Brand Architekts: Balance Sheet
The move to sell the manufacturing side also transformed the company’s finances. The total consideration of £35m was larger than the current market cap today. This doesn’t all flow to cash as the business had to settle debt, and the exceptional costs related to the disposal.
The half-year results provide us with the latest detail. The company is now sitting on £20m of cash. There are still some remnants of debt of approximately £2.5m. There is also a large pension deficit. This was measured at £9.5m and has come down to £6.6m, but the discount rate has changed from 2.0% to 3.05%. I am not entirely sure what has changed in this year regarding this, but the deficit represents a real obligation that is currently costing £0.3m to service. On the reduced profit figures this is quite material. And curiously, the sale of the manufacturing side did not appear to change the pension deficit: perhaps a term of the deal.
Despite this, the sale of the manufacturing side gives the business a great cushion at the moment, and like the annual report says there is room for acquisitions. It seems that the new CEO will come in with a clean slate. There seems no immediate danger.
It should be said the balance sheet will become much weaker in future. The sale offloaded much of the tangible assets on the balance sheet, namely freehold land and plant and machinery.
Is the Brand Architekts share price good value?
Deep value investors may be interested here, as the cash held in the company seems to rate the business at a very low, perhaps non-existent multiple. It is also the case that the recent slowdown has seen all share prices affects, BAR is no exception and is cheaper today than last month, even before today’s profit warning.
However, investors may have reasons to be unhappy with this. The old CEO lasted around a year, and the company are still searching for a CFO. At the moment the ship appears rudderless, and it has done so for some time.
The seeds of this profit warning perhaps began in the AGM statement last year which cited difficult conditions. Maybe this is not exclusive, as other brands such as the earlier mentioned Skinny Tan are creating large growth.

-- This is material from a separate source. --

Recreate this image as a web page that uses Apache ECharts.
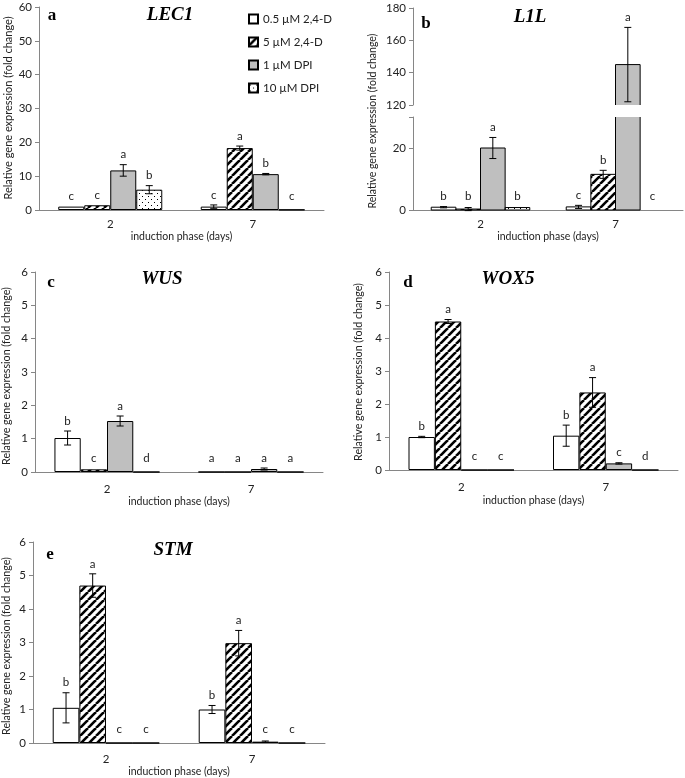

A cursory look at Brand Architekts’ portfolio shows many ‘OK’ brands which may not carry much of a premium if we consider the type of things that Creightons is manufacturing for the basement retailers. Many of these seem quite vulnerable to price competition. It may be the case that once momentum is lost it is difficult to regain. Warpaint issued a profit warning back in 2018 and its share price has not recovered.
Another worry is that the loss of manufacturing facility make give rise to a lack of flexibility. For instance, the coronavirus may mean that any type of anti-bacterial soap may be good but speed to market could be too slow.
On the flip side the cash balance may provide some downside protection to the Brand Architekts share price. But I suspect the market may have called this right and priced the brands at very little. Perhaps biased by Creightons (in which I currently have a long position) I fear a slow decline here unless successful brands can be developed. 2/5.